Collected data entries -
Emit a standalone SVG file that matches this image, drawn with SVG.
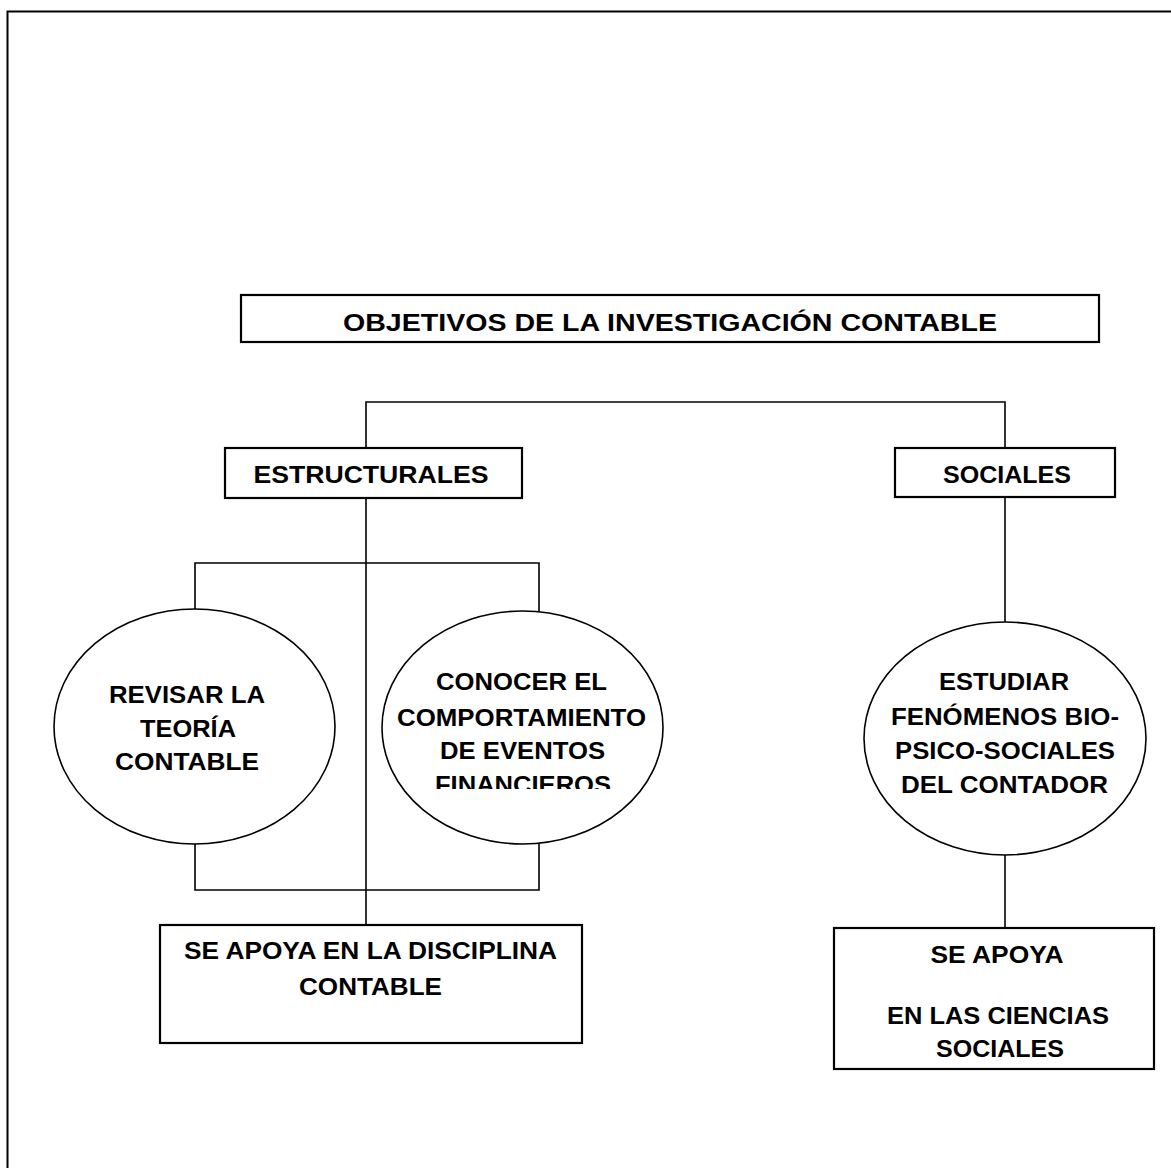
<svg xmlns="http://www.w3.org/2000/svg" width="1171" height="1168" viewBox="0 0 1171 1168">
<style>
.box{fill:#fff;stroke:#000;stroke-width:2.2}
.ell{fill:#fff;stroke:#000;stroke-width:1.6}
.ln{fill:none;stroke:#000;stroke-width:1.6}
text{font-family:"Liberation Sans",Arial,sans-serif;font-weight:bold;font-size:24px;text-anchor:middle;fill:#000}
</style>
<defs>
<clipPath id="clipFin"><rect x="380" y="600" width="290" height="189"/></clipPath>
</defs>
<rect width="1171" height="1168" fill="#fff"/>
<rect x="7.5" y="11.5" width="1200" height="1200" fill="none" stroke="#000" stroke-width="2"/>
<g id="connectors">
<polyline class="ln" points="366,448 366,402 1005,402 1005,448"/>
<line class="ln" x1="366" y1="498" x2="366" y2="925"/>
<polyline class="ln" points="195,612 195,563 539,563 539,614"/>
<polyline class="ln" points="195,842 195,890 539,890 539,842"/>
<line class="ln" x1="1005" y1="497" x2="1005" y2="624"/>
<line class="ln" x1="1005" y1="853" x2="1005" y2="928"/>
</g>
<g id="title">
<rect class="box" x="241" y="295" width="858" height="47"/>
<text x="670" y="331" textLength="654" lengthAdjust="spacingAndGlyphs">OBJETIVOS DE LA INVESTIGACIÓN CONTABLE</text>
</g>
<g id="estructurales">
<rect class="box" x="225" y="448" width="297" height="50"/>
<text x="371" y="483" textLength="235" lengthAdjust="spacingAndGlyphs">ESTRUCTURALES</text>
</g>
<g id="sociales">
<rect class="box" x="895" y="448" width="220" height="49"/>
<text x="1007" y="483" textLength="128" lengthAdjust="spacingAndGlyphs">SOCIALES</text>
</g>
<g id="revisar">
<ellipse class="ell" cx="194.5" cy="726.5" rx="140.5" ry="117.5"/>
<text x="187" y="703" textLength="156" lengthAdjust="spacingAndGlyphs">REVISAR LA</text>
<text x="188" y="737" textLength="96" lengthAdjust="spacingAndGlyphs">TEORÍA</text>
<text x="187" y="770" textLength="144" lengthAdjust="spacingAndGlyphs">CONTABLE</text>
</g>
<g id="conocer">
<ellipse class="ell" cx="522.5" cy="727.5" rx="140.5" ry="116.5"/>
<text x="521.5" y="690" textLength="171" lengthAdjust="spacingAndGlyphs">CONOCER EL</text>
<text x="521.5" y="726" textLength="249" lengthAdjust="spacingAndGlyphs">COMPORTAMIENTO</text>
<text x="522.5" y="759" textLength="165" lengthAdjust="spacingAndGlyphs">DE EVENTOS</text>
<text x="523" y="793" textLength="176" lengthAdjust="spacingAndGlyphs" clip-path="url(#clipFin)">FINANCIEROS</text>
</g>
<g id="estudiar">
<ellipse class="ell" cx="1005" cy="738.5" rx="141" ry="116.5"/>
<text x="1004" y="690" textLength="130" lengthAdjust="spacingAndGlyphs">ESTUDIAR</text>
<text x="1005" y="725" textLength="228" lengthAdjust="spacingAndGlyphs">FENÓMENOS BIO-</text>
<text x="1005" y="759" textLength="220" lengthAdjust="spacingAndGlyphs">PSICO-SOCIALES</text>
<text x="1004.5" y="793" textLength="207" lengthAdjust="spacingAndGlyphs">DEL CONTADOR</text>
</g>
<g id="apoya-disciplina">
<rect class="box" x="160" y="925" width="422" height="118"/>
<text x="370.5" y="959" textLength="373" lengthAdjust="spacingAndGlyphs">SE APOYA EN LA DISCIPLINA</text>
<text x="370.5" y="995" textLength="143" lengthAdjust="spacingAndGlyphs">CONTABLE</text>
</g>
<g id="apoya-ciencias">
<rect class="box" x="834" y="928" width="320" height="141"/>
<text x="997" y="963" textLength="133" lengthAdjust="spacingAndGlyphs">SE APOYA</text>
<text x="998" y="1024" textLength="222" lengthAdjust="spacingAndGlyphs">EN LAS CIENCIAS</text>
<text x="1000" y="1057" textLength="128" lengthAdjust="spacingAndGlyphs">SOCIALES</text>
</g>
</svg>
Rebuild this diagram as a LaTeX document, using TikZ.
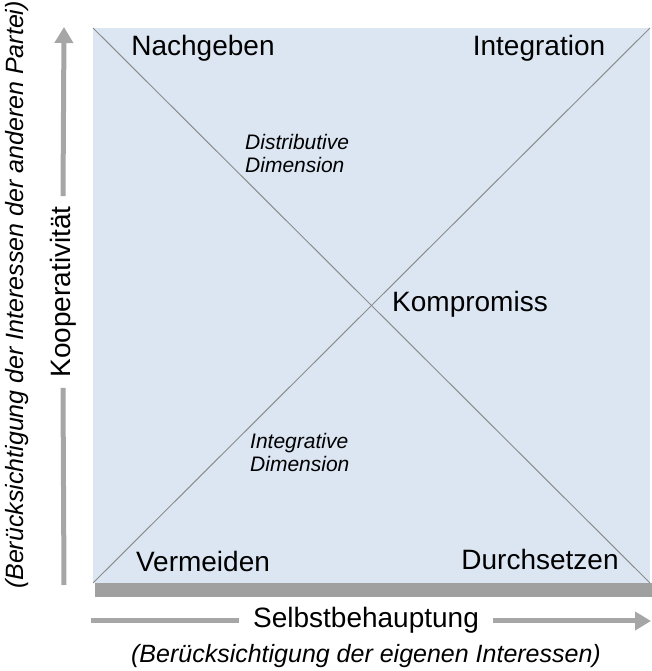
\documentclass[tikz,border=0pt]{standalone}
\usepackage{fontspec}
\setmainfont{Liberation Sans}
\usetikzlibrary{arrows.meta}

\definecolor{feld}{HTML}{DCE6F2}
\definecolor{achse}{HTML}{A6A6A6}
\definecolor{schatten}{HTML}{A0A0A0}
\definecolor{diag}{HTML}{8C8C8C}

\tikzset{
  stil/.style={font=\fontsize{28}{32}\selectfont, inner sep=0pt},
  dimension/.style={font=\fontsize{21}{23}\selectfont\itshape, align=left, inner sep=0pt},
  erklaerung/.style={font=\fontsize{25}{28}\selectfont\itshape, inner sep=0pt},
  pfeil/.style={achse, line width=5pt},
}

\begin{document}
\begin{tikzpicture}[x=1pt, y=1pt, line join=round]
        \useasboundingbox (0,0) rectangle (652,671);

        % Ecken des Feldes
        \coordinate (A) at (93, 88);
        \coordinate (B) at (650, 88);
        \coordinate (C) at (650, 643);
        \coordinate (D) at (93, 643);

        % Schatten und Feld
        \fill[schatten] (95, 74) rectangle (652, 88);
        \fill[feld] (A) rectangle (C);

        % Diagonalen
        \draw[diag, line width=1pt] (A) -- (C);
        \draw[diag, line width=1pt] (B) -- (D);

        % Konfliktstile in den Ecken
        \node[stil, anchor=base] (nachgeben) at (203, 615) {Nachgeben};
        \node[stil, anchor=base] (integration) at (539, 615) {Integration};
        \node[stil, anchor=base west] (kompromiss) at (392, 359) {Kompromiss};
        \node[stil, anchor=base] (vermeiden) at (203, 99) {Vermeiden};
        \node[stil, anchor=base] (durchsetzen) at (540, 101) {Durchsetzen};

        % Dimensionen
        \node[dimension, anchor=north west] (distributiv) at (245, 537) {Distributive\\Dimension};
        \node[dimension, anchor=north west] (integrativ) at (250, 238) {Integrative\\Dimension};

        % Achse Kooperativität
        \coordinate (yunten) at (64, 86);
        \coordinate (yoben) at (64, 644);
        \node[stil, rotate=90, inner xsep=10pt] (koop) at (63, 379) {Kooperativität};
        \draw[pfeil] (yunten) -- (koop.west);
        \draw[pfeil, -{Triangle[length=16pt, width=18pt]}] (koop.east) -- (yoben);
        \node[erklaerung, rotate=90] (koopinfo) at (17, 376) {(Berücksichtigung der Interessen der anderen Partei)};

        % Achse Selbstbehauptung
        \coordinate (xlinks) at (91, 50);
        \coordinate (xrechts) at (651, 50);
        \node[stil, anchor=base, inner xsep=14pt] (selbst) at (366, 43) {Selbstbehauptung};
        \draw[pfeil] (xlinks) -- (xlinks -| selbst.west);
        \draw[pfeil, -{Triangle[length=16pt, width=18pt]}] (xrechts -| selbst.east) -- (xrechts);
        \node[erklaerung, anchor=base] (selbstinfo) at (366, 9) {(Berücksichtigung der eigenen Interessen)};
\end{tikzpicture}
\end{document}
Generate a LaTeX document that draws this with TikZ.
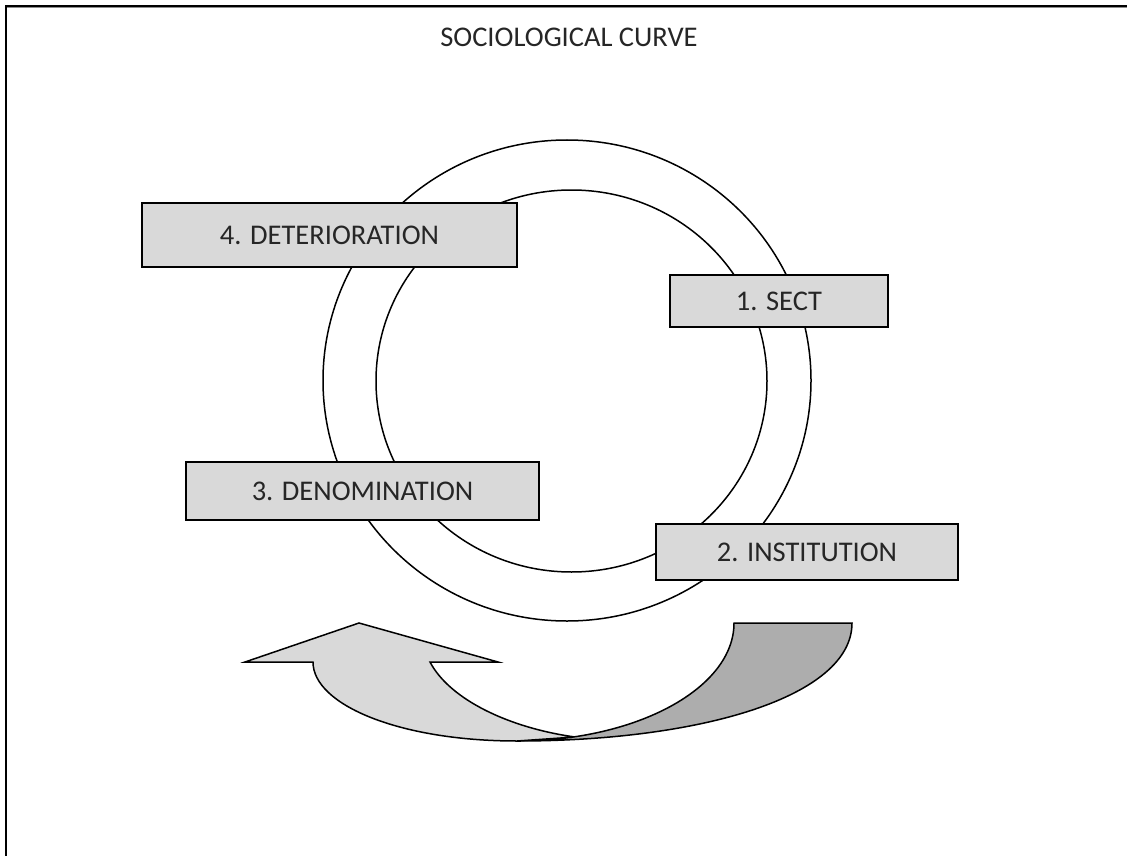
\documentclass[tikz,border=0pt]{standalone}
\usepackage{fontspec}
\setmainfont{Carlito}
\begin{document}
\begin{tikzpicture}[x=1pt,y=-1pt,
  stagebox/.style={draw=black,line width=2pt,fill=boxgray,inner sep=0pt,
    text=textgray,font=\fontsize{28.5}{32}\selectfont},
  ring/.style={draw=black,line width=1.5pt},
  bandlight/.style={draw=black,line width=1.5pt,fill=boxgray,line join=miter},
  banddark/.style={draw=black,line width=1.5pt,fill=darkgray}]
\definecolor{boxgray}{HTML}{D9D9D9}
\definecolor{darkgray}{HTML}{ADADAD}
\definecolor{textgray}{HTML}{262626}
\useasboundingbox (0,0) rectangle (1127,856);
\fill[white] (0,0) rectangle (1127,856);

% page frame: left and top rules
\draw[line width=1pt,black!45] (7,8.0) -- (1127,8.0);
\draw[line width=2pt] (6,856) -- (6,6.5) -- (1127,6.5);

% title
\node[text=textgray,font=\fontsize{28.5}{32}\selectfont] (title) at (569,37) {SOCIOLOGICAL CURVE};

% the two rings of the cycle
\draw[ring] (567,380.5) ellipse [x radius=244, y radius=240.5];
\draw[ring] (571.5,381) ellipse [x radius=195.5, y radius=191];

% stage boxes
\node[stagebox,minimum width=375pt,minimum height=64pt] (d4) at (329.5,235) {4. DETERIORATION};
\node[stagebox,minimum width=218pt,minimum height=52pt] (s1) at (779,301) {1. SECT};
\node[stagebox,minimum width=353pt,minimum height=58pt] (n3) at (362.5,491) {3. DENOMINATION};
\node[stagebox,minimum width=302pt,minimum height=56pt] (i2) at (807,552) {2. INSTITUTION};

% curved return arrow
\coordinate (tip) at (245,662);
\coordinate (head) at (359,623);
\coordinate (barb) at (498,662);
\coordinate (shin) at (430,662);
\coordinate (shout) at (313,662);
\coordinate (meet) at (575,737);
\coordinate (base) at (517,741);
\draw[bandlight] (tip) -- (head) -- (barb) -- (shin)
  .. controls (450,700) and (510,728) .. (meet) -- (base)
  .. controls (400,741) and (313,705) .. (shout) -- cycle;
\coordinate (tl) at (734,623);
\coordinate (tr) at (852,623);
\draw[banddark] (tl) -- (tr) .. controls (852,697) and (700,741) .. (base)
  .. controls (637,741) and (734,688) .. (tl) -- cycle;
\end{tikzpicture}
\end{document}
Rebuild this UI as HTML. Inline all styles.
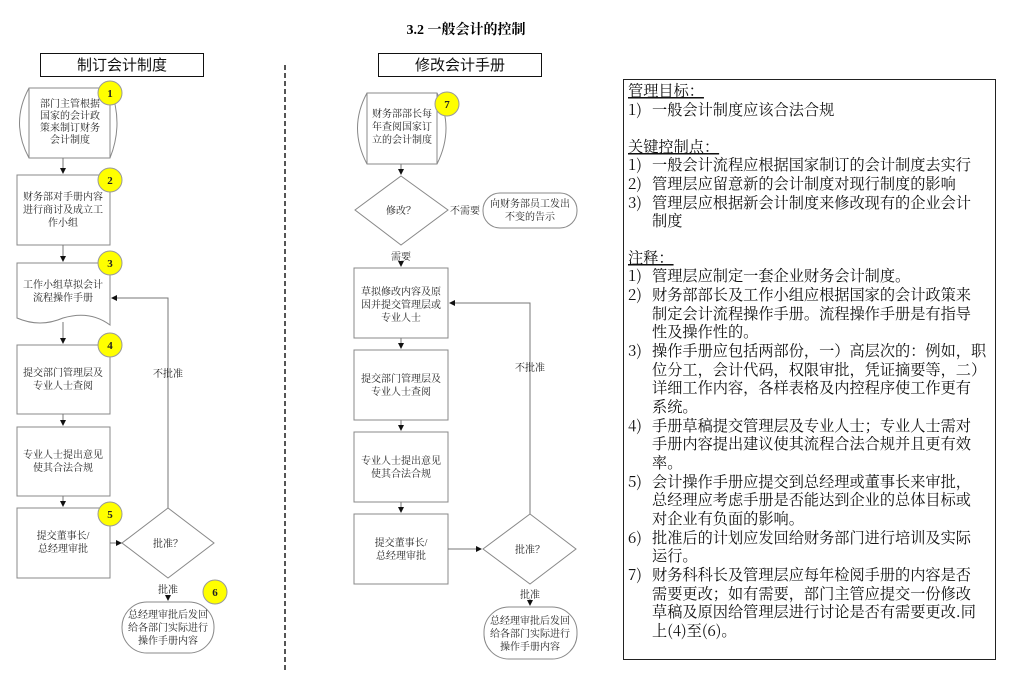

Request - Retype only the lines above from the one with "Generate a LaTeX" through the one with "(6,6.5) -- (1127,6.5);", exactly and with both ends. Images stay out.

Solution to this problem -
Generate a LaTeX document that draws this with TikZ.
\documentclass[tikz,border=0pt]{standalone}
\usepackage{fontspec}
\setmainfont{Carlito}
\begin{document}
\begin{tikzpicture}[x=1pt,y=-1pt,
  stagebox/.style={draw=black,line width=2pt,fill=boxgray,inner sep=0pt,
    text=textgray,font=\fontsize{28.5}{32}\selectfont},
  ring/.style={draw=black,line width=1.5pt},
  bandlight/.style={draw=black,line width=1.5pt,fill=boxgray,line join=miter},
  banddark/.style={draw=black,line width=1.5pt,fill=darkgray}]
\definecolor{boxgray}{HTML}{D9D9D9}
\definecolor{darkgray}{HTML}{ADADAD}
\definecolor{textgray}{HTML}{262626}
\useasboundingbox (0,0) rectangle (1127,856);
\fill[white] (0,0) rectangle (1127,856);

% page frame: left and top rules
\draw[line width=1pt,black!45] (7,8.0) -- (1127,8.0);
\draw[line width=2pt] (6,856) -- (6,6.5) -- (1127,6.5);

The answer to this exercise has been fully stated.